One solution is the use of big data and machine learning. Researchers Margarete Biallas and Felicity O’Neill describe how countries such as Kenya, Mexico, Nigeria, India and Tanzania have used a mobile application called Branch to address this problem to a certain extent. This application helps vulnerable groups such as small farmers, small business owners and young women access financial services and products at affordable prices. The application uses machine learning and an algorithm to factor text messages, call logs, contact details and GPS in combination with the credit history of the customer to arrive at a lending decision. Using the machine learning application, it became easier to sanction loan amounts as small as $50 USD for short durations (from a few weeks to a few months). This was not possible earlier using the traditional credit assessment methods only.
In another success story, Ant Financial (a subsidiary of Alibaba Group) applied machine learning techniques to leverage online transaction data to assess the creditworthiness of loan applicants, even those without collateral. With traditional credit risk assessment methods, the collateral serves as a kind of mandate criteria for lending decisions. But the disadvantage of collateral criterion is that it excludes millions of high potential small businesses.

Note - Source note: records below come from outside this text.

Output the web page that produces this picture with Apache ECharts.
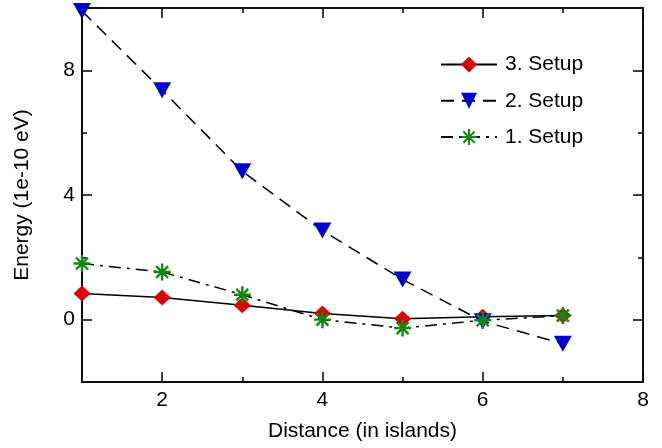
<!DOCTYPE html>
<html>
<head>
<meta charset="utf-8">
<script src="https://cdn.jsdelivr.net/npm/echarts@6/dist/echarts.min.js"></script>
<style>
    html, body { margin: 0; padding: 0; background: #fff; }
    #chart { width: 662px; height: 448px; }
</style>
</head>
<body>
<div id="chart"></div>
<script>
    // values
    let distance = [1, 2, 3, 4, 5, 6, 7];
    let setup3 = [0.84, 0.71, 0.46, 0.2, 0.03, 0.09, 0.13];
    let setup2 = [9.9, 7.36, 4.76, 2.86, 1.29, -0.05, -0.77];
    let setup1 = [1.8, 1.53, 0.8, 0.0, -0.27, -0.02, 0.13];
    let xLabels = [2, 4, 6, 8];
    let xMinor = [3, 5, 7];
    let yLabels = [0, 4, 8];
    let yMinor = [2, 6];

    let toPairs = (ys)=> distance.map((x, i)=> [x, ys[i]]);

    let asterisk = 'path://M0,-10L0,10M-10,0L10,0M-7,-7L7,7M-7,7L7,-7';
    let font = 'Liberation Sans, Arial, sans-serif';
    let black = '#000';

    // one axis: major or minor ticks on a given side
    let makeAxis = function (position, min, max, ticks, len, extra) {
        return Object.assign({
            type: 'value', position: position, min: min, max: max,
            axisLine: {show: true, onZero: false, lineStyle: {color: black, width: 1.5}},
            axisTick: {show: true, inside: true, length: len, customValues: ticks,
                lineStyle: {color: black, width: 1.5}},
            axisLabel: {show: false},
            splitLine: {show: false}
        }, extra || {});
    };

    let myChart = echarts.init(document.getElementById('chart'));
    let option = {
        animation: false,
        textStyle: {fontFamily: font},
        grid: {left: 82, right: 19, top: 8, bottom: 66, containLabel: false, outerBoundsMode: 'none'},
        legend: {
            orient: 'vertical',
            left: 435,
            top: 49,
            itemWidth: 56,
            itemHeight: 20,
            itemGap: 15.3,
            textStyle: {fontSize: 21, color: black, fontFamily: font, padding: [0, 0, 0, 3]},
            data: ['3. Setup', '2. Setup', '1. Setup']
        },
        xAxis: [
            makeAxis('bottom', 1, 8, xLabels, 10, {
                name: 'Distance (in islands)', nameLocation: 'middle', nameGap: 39,
                nameTextStyle: {fontSize: 21, color: black},
                axisLabel: {show: true, customValues: xLabels, fontSize: 21, color: black, margin: 8}
            }),
            makeAxis('bottom', 1, 8, xMinor, 5),
            makeAxis('top', 1, 8, xLabels, 10),
            makeAxis('top', 1, 8, xMinor, 5)
        ],
        yAxis: [
            makeAxis('left', -2, 10, yLabels, 10, {
                name: 'Energy (1e-10 eV)', nameLocation: 'middle', nameGap: 49,
                nameTextStyle: {fontSize: 21, color: black},
                axisLabel: {show: true, customValues: yLabels, fontSize: 21, color: black, margin: 7}
            }),
            makeAxis('left', -2, 10, yMinor, 5),
            makeAxis('right', -2, 10, yLabels, 10),
            makeAxis('right', -2, 10, yMinor, 5)
        ],
        series: [
            {
                name: '3. Setup', type: 'line', data: toPairs(setup3),
                symbol: 'diamond', symbolSize: [17, 16],
                itemStyle: {color: '#dd0000'},
                lineStyle: {color: black, width: 1.5, type: 'solid'},
                z: 2
            },
            {
                name: '2. Setup', type: 'line', data: toPairs(setup2),
                symbol: 'triangle', symbolRotate: 180, symbolSize: [18, 16],
                itemStyle: {color: '#0000cc'},
                lineStyle: {color: black, width: 1.5, type: [13, 8]},
                z: 3
            },
            {
                name: '1. Setup', type: 'line', data: toPairs(setup1),
                symbol: asterisk, symbolSize: 17,
                itemStyle: {color: 'rgba(0,0,0,0)', borderColor: '#118811', borderWidth: 2.4},
                lineStyle: {color: black, width: 1.5, type: [12, 6, 3, 6]},
                z: 4
            }
        ]
    };
    myChart.setOption(option);
</script>
</body>
</html>
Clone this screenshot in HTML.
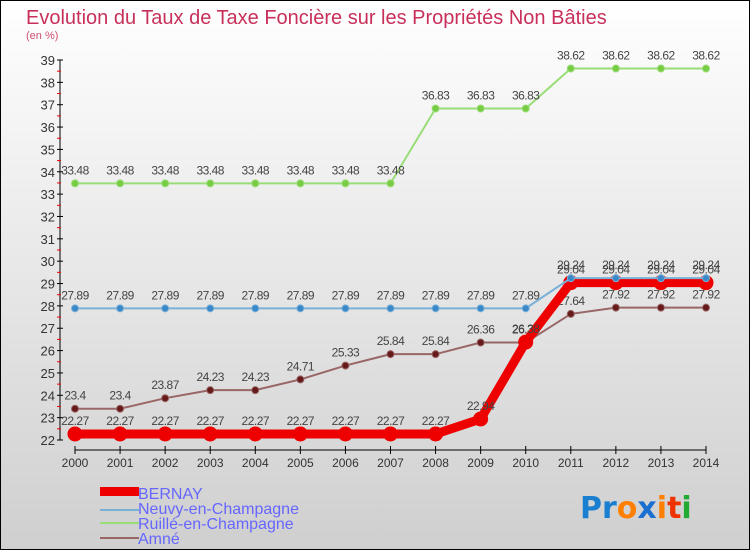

On the contrary, Ant Financial uses AI and big data so that lending assessments are based on payment history. High-performing small businesses are captured in their customer base at a fast pace with minimal cost. This helped Ant Financial to increase its loan portfolio from $0.5 billion to $4.0 billion in just four years.
Bias in AI Remains a Risk
Not every use is positive, and bias can creep into both applications of AI and risk assessments. The Apple Credit Card, launched in 2019, also used AI to assess credit. Within months, users noticed that it granted smaller lines of credit to women compared to men. Any use of predictive algorithms in the financial sector calls for rigorous bias testing. Otherwise, banks run the risk of increasing inequity instead of reducing it.
Given the above case studies, it can be recognized that the application of artificial intelligence and machine learning, though potentially imperfect, helps a lot in credit decisions using alternative data sources and non-traditional credit risk assessment methods. In the traditional approach, data related to customer identity, bank transaction, credit history, collateral and income were mostly used to generate the credit scores. But artificial intelligence and machine learning can tap data sources such as social media data, drone or satellite images, and publicly available data. The new approach in credit risk helps banks and financial institutions better perform credit risk assessments of customer behavior and evaluate their ability to repay the loans. Nowadays, the new social enterprises with customized financial solutions are more cost effective and better able to manage the credit risk by using artificial and machine learning.
Understanding the impact on financial inclusion on the credit risk is vital for policymakers and the banking system. The advantage of financial inclusion using the application of artificial intelligence and machine learning relies on its adoption by banks in competitive markets. The application of these technologies in developing countries or under-developed countries allows banks to automate their business processes and leverage the new and big data sources to mitigate issues, including the high cost of serving rural and low-income customers and establishing customer identity and creditworthiness. These technologies have the potential to minimize the risk of accruing a high balance of non-performing assets and other exposures resulting from information asymmetry.